Long-winded and self-indulgent flashbacks of my schmaltz aside, I’m sharing that the awe-worthy Tom of Wuthering Expectations is having a group read of The Book of Disquiet, and I’m reckless enough to join in on the fun. I apologize in advance if this means that more of the above posts will continue to appear in this page. No dignity of mine goes un-crumbled in this book blog, ladies and gentlemen. Brace yourselves. Oh, and also, join us. Take it from Tom:

Imagine the poor reader, trapped in his deathbed, who has read all 1,001 books except #PessoaDisquiet. He feebly turns the pages of the Richard Zenith translation, but his eyesight and concentration are insufficient for the difficult concepts and miniscule type of Pessoa’s text. His strength wanes; the book slips from his fingers; he feels the icy shadow of Death approach, knowing that he ends his life unloved, and badly read. Just one book short of being well-read, actually.

Do not be that reader.

Nope, don’t.

7 thoughts on “A reunion with Disquiet, anyone?

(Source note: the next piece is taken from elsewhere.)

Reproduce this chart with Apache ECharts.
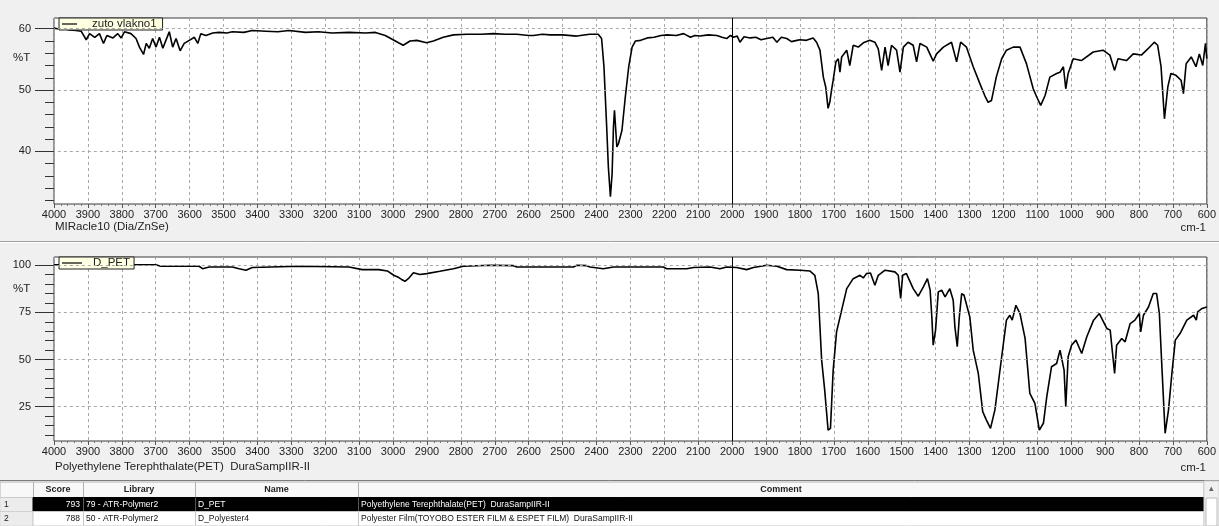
<!DOCTYPE html>
<html>
<head>
<meta charset="utf-8">
<script src="https://cdn.jsdelivr.net/npm/echarts@6/dist/echarts.min.js"></script>
<style>
html,body{margin:0;padding:0;background:#f0f0f0;}
#chart{width:1219px;height:526px;}
</style>
</head>
<body>
<div id="chart"></div>
<script>
// ---------- DATA ----------
const topName = 'zuto vlakno1';
const topSubtitle = 'MIRacle10 (Dia/ZnSe)';
const topWn = [4000,3990,3975,3955,3935,3920,3905,3895,3880,3866,3854,3844,3826,3812,3802,3792,3773,3758,3748,3736,3728,3719,3709,3699,3689,3679,3670,3660,3650,3640,3628,3616,3601,3586,3576,3567,3552,3532,3513,3490,3474,3440,3415,3375,3340,3307,3258,3220,3180,3130,3081,3052,3023,3000,2984,2970,2950,2930,2901,2881,2852,2822,2783,2740,2704,2670,2635,2600,2586,2560,2537,2500,2458,2420,2395,2385,2378,2370,2365,2359,2354,2350,2347,2344,2340,2335,2325,2315,2305,2295,2285,2270,2250,2230,2210,2191,2165,2143,2123,2110,2095,2070,2045,2030,2016,2005,1996,1985,1977,1965,1947,1930,1915,1898,1880,1868,1855,1839,1825,1809,1800,1781,1761,1751,1741,1731,1724,1717,1712,1707,1702,1694,1687,1682,1677,1662,1653,1643,1628,1613,1594,1579,1569,1559,1549,1540,1530,1515,1505,1495,1481,1466,1456,1446,1426,1407,1397,1377,1353,1338,1326,1309,1289,1269,1255,1245,1235,1221,1205,1191,1171,1151,1132,1112,1102,1090,1077,1063,1043,1033,1023,1016,1009,994,970,935,906,886,872,862,837,817,793,774,755,745,735,725,715,706,691,676,669,661,646,632,622,612,604,600];
const topT = [60.1,60.0,60.1,59.8,59.7,59.6,58.2,59.2,58.6,59.2,57.6,58.9,58.5,59.2,58.5,59.5,59.2,58.4,57.0,55.8,57.6,56.8,58.4,57.0,58.6,56.8,58.1,59.5,57.0,58.4,56.4,57.6,58.1,58.6,57.6,59.2,58.9,59.3,59.4,59.3,59.5,59.4,59.7,59.6,59.5,59.7,59.4,59.5,59.3,59.4,59.3,59.4,58.9,58.2,57.7,57.3,58.0,58.1,57.7,58.0,58.6,59.0,59.1,59.1,59.2,59.1,59.1,58.9,58.9,59.1,59.0,59.0,58.8,59.1,59.1,58.4,53.8,44.0,37.4,32.6,36.3,44.0,46.7,46.4,40.7,41.3,43.4,48.9,53.8,57.0,58.0,58.1,58.5,58.6,58.9,59.0,58.9,59.2,58.6,58.9,58.8,59.0,58.9,58.6,58.4,58.9,58.6,58.8,57.8,58.7,58.5,58.6,58.2,58.4,58.6,57.8,58.6,58.4,57.9,58.1,58.2,58.1,58.5,57.8,56.5,52.1,50.5,47.0,48.0,49.9,51.6,54.6,55.1,52.9,55.4,56.5,54.0,57.3,57.0,57.7,58.1,57.8,56.7,53.2,57.0,54.0,57.3,56.5,52.9,57.0,57.8,57.3,54.6,57.6,57.0,54.7,55.9,57.0,57.8,54.6,57.8,57.0,53.8,51.0,49.1,48.0,48.3,52.1,55.1,56.5,57.0,57.0,54.3,50.2,48.9,47.5,49.1,52.1,52.7,52.9,53.8,50.2,52.7,55.1,54.8,56.2,56.5,55.7,53.2,55.1,54.8,55.9,55.7,56.7,57.8,57.3,53.8,45.3,50.5,52.7,52.4,51.6,49.4,54.3,55.4,53.8,55.9,54.0,57.6,55.1];

const botName = 'D_PET';
const botSubtitle = 'Polyethylene Terephthalate(PET)  DuraSampIIR-II';
const botWn = [4000,3900,3800,3700,3685,3572,3562,3542,3474,3454,3434,3415,3277,3130,3091,3042,3017,2998,2983,2975,2965,2955,2940,2921,2901,2862,2822,2793,2714,2645,2635,2468,2458,2429,2419,2380,2350,2203,2193,2134,2114,2065,2036,2016,1987,1957,1937,1898,1868,1839,1799,1771,1756,1746,1736,1727,1717,1710,1702,1692,1677,1662,1643,1623,1613,1604,1592,1579,1569,1549,1520,1510,1503,1497,1486,1466,1451,1436,1424,1416,1411,1407,1400,1392,1382,1372,1358,1348,1343,1336,1330,1323,1316,1299,1289,1274,1261,1250,1238,1225,1205,1191,1181,1174,1163,1151,1136,1122,1107,1094,1082,1072,1058,1043,1033,1028,1021,1016,1009,999,986,969,954,934,917,895,885,877,872,866,851,841,826,812,799,795,787,772,758,748,740,733,723,713,703,693,679,659,639,631,627,614,600];
const botT = [100.3,100.3,100.3,100.3,99.5,99.5,98.2,99.1,99.1,98.2,97.4,98.8,99.5,99.1,97.7,97.7,97.0,94.7,93.5,92.5,91.5,92.9,96.1,95.1,95.6,96.8,98.2,99.5,100.0,99.8,99.1,99.1,100.0,99.8,99.1,98.2,99.1,99.1,98.2,98.2,98.8,99.1,98.2,99.1,98.8,97.7,98.8,100.0,99.5,97.7,97.4,97.0,94.7,85.0,49.7,33.8,12.6,13.5,44.4,64.7,76.2,87.6,92.9,94.7,93.3,95.6,95.9,89.4,94.7,97.4,96.5,94.7,82.4,94.7,95.6,87.6,83.6,88.5,92.9,86.8,72.6,57.6,65.6,85.9,86.8,83.2,87.6,81.5,67.3,56.8,72.6,85.0,84.1,72.6,55.0,42.7,22.4,17.9,13.5,23.3,51.5,70.9,73.5,70.9,78.8,74.4,61.2,32.1,26.8,12.6,16.2,30.3,46.2,47.9,55.0,55.9,44.4,25.0,51.5,57.6,60.3,53.2,62.1,70.9,74.4,66.5,65.6,51.5,42.7,57.6,61.2,59.4,69.1,70.9,74.4,64.7,73.5,77.9,85.0,85.0,74.4,47.9,10.9,23.3,42.7,60.3,63.8,70.9,73.5,70.9,75.3,77.1,77.9];

const topMajorTicks = [40, 50, 60];
const topMinorTicks = [32, 34, 36, 38, 42, 44, 46, 48, 52, 54, 56, 58];
const botMajorTicks = [25, 50, 75, 100];
const botMinorTicks = [10, 15, 20, 30, 35, 40, 45, 55, 60, 65, 70, 80, 85, 90, 95];
const cursorWn = 2000;
const yLabel = '%T';
const xUnit = 'cm-1';

const tableHeaders = ['', 'Score', 'Library', 'Name', 'Comment'];
const tableRows = [
  ['1', '793', '79 - ATR-Polymer2', 'D_PET', 'Polyethylene Terephthalate(PET)  DuraSampIIR-II'],
  ['2', '788', '50 - ATR-Polymer2', 'D_Polyester4', 'Polyester Film(TOYOBO ESTER FILM & ESPET FILM)  DuraSampIIR-II']
];

// ---------- CHART ----------
const FONT = 'Liberation Sans, Arial, sans-serif';
const zip = (a, b) => a.map((v, i) => [v, b[i]]);

function xAxisCfg(gi) {
  return {
    type: 'value', gridIndex: gi, min: 600, max: 4000, interval: 100, inverse: true,
    axisLine: { show: false },
    axisTick: { show: true, length: 4, lineStyle: { color: '#555' } },
    minorTick: { show: true, splitNumber: 5, length: 2, lineStyle: { color: '#777' } },
    axisLabel: { interval: 0, showMinLabel: true, showMaxLabel: true, fontSize: 11, color: '#222', margin: 5, fontFamily: FONT,
      formatter: v => String(v) },
    splitLine: { show: true, lineStyle: { type: [3, 3], color: '#a8a8a8', width: 1 } }
  };
}
function yAxisCfg(gi, min, max, ticks, len, labels) {
  return {
    type: 'value', gridIndex: gi, min: min, max: max, position: 'left',
    axisLine: { show: false },
    axisTick: { show: true, length: len, customValues: ticks, lineStyle: { color: '#333' } },
    axisLabel: labels ? { show: true, customValues: ticks, margin: 23, fontSize: 11, color: '#222', fontFamily: FONT, formatter: v => String(v) } : { show: false },
    splitLine: { show: false }
  };
}
function gridLines(majors) {
  return majors.map(v => ({ yAxis: v, lineStyle: { type: [3, 3], color: '#a8a8a8', width: 1 } }))
    .concat([{ xAxis: cursorWn, lineStyle: { type: 'solid', color: '#000', width: 1 } }]);
}

const chart = echarts.init(document.getElementById('chart'), null, { renderer: 'canvas' });

const graphics = [];
graphics.push({ type: 'line', shape: { x1: 0, y1: 241.5, x2: 1219, y2: 241.5 }, style: { stroke: '#a0a0a0', lineWidth: 1 } });
graphics.push({ type: 'line', shape: { x1: 0, y1: 242.5, x2: 1219, y2: 242.5 }, style: { stroke: '#ffffff', lineWidth: 1 } });
function txt(x, y, text, size, align, color, weight) {
  return { type: 'text', x: x, y: y, silent: true,
    style: { text: text, font: (weight || 'normal') + ' ' + size + 'px ' + FONT, fill: color || '#222',
      align: align || 'left', textAlign: align || 'left', verticalAlign: 'middle', textVerticalAlign: 'middle' } };
}
graphics.push(txt(13, 58, yLabel, 11.5));
graphics.push(txt(13, 289, yLabel, 11.5));
graphics.push(txt(55, 227, topSubtitle, 11.5));
graphics.push(txt(1206, 228, xUnit, 11.5, 'right'));
graphics.push(txt(55, 467, botSubtitle, 11.5));
graphics.push(txt(1206, 468, xUnit, 11.5, 'right'));

// table
const colX = [0, 33, 83, 195, 358, 1204];
const rowY = [482, 497.5, 511.5, 526];
graphics.push({ type: 'rect', shape: { x: 0, y: 480, width: 1219, height: 46 }, style: { fill: '#ffffff' } });
graphics.push({ type: 'line', shape: { x1: 0, y1: 480.5, x2: 1219, y2: 480.5 }, style: { stroke: '#7a7a7a', lineWidth: 1 } });
graphics.push({ type: 'rect', shape: { x: 0, y: rowY[0], width: 1204, height: rowY[1] - rowY[0] }, style: { fill: '#f8f8f8', stroke: '#b0b0b0', lineWidth: 1 } });
for (let c = 1; c < colX.length - 1; c++) {
  graphics.push({ type: 'line', shape: { x1: colX[c] + 0.5, y1: rowY[0], x2: colX[c] + 0.5, y2: rowY[1] }, style: { stroke: '#b0b0b0', lineWidth: 1 } });
}
for (let c = 1; c < tableHeaders.length; c++) {
  graphics.push(txt((colX[c] + colX[c + 1]) / 2, (rowY[0] + rowY[1]) / 2, tableHeaders[c], 9, 'center', '#222', 'bold'));
}
tableRows.forEach((row, r) => {
  const y0 = rowY[r + 1], y1 = rowY[r + 2];
  const sel = r === 0;
  graphics.push({ type: 'rect', shape: { x: 0, y: y0, width: colX[1], height: y1 - y0 }, style: { fill: '#ececec', stroke: '#c8c8c8', lineWidth: 1, lineDash: [1, 1] } });
  graphics.push({ type: 'rect', shape: { x: colX[1], y: y0, width: colX[5] - colX[1], height: y1 - y0 }, style: { fill: sel ? '#000' : '#fff', stroke: sel ? '#000' : '#c8c8c8', lineWidth: 1 } });
  for (let c = 2; c < colX.length - 1; c++) {
    graphics.push({ type: 'line', shape: { x1: colX[c] + 0.5, y1: y0, x2: colX[c] + 0.5, y2: y1 }, style: { stroke: sel ? '#555' : '#c8c8c8', lineWidth: 1 } });
  }
  const ym = (y0 + y1) / 2;
  const col = sel ? '#fff' : '#111';
  graphics.push(txt(4, ym, row[0], 8.5, 'left', '#222'));
  graphics.push(txt(colX[2] - 3, ym, row[1], 8.5, 'right', col));
  graphics.push(txt(colX[2] + 3, ym, row[2], 8.5, 'left', col));
  graphics.push(txt(colX[3] + 3, ym, row[3], 8.5, 'left', col));
  graphics.push(txt(colX[4] + 3, ym, row[4], 8.5, 'left', col));
});
graphics.push({ type: 'rect', shape: { x: 1204, y: 481, width: 15, height: 45 }, style: { fill: '#f0f0f0', stroke: '#d0d0d0', lineWidth: 1 } });
graphics.push({ type: 'rect', shape: { x: 1206, y: 498, width: 11, height: 28 }, style: { fill: '#ffffff', stroke: '#bcbcbc', lineWidth: 1 } });
graphics.push(txt(1211.5, 489, '\u25B4', 9, 'center', '#666'));

function legendCfg(name, top, iconW, gap, padR) {
  return { data: [name], left: 59, top: top, backgroundColor: '#ffffe1', borderColor: '#222', borderWidth: 1, borderRadius: 0,
    padding: [0, padR, 0, 3], icon: 'rect', itemWidth: iconW, itemHeight: 1.2, selectedMode: false,
    itemStyle: { color: '#000', borderWidth: 0 },
    textStyle: { fontSize: 11.5, lineHeight: 11, color: '#222', fontFamily: FONT, padding: [0, 0, 0, gap] } };
}

const option = {
  backgroundColor: '#f0f0f0',
  animation: false,
  textStyle: { fontFamily: FONT },
  grid: [
    { left: 54, top: 18, width: 1153, height: 186, show: true, backgroundColor: '#ffffff', borderColor: '#3a3a3a', borderWidth: 1, containLabel: false },
    { left: 54, top: 257, width: 1153, height: 184, show: true, backgroundColor: '#ffffff', borderColor: '#3a3a3a', borderWidth: 1, containLabel: false }
  ],
  legend: [legendCfg(topName, 18, 15, 10, 6), legendCfg(botName, 257, 20, 6, 4)],
  xAxis: [xAxisCfg(0), xAxisCfg(1)],
  yAxis: [
    yAxisCfg(0, 31.4, 61.75, topMajorTicks, 19, true),
    yAxisCfg(0, 31.4, 61.75, topMinorTicks, 9, false),
    yAxisCfg(1, 6.8, 104.4, botMajorTicks, 19, true),
    yAxisCfg(1, 6.8, 104.4, botMinorTicks, 9, false)
  ],
  series: [
    { name: topName, type: 'line', xAxisIndex: 0, yAxisIndex: 0, data: zip(topWn, topT), symbol: 'none', showSymbol: false,
      lineStyle: { color: '#000', width: 1.6 }, itemStyle: { color: '#000' }, silent: true, z: 3,
      markLine: { silent: true, symbol: 'none', label: { show: false }, animation: false, data: gridLines(topMajorTicks) } },
    { name: botName, type: 'line', xAxisIndex: 1, yAxisIndex: 2, data: zip(botWn, botT), symbol: 'none', showSymbol: false,
      lineStyle: { color: '#000', width: 1.6 }, itemStyle: { color: '#000' }, silent: true, z: 3,
      markLine: { silent: true, symbol: 'none', label: { show: false }, animation: false, data: gridLines(botMajorTicks) } }
  ],
  graphic: graphics
};
chart.setOption(option);
</script>
</body>
</html>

  1. I know exactly what you mean about reading a book and finding that it was not only written FOR you, but also appears to have been written ABOUT you. I just had that very experience reading Jeanette Winterson’s memoir, Why Be Happy When You Could Be Normal? There were so many instances when WInterson would write something that pierced my very core, her words mirroring my own thoughts and feelings. I feel odd saying that a memoir, written about someone’s own life feels like my own story, just bundled in a different guise. Obviously not everything in Winterson’s life is identical to my own (for one, I’m not adopted, for two, I’m not a lesbian), but the things that were the same were the things you would not know by looking at us anyway.

  2. Also noticed Tom’s readalong and I’m really tempted to join in. I’ve been meaning to read it for a long time and I might add a different perspective, since I’m a Lisbon-native myself.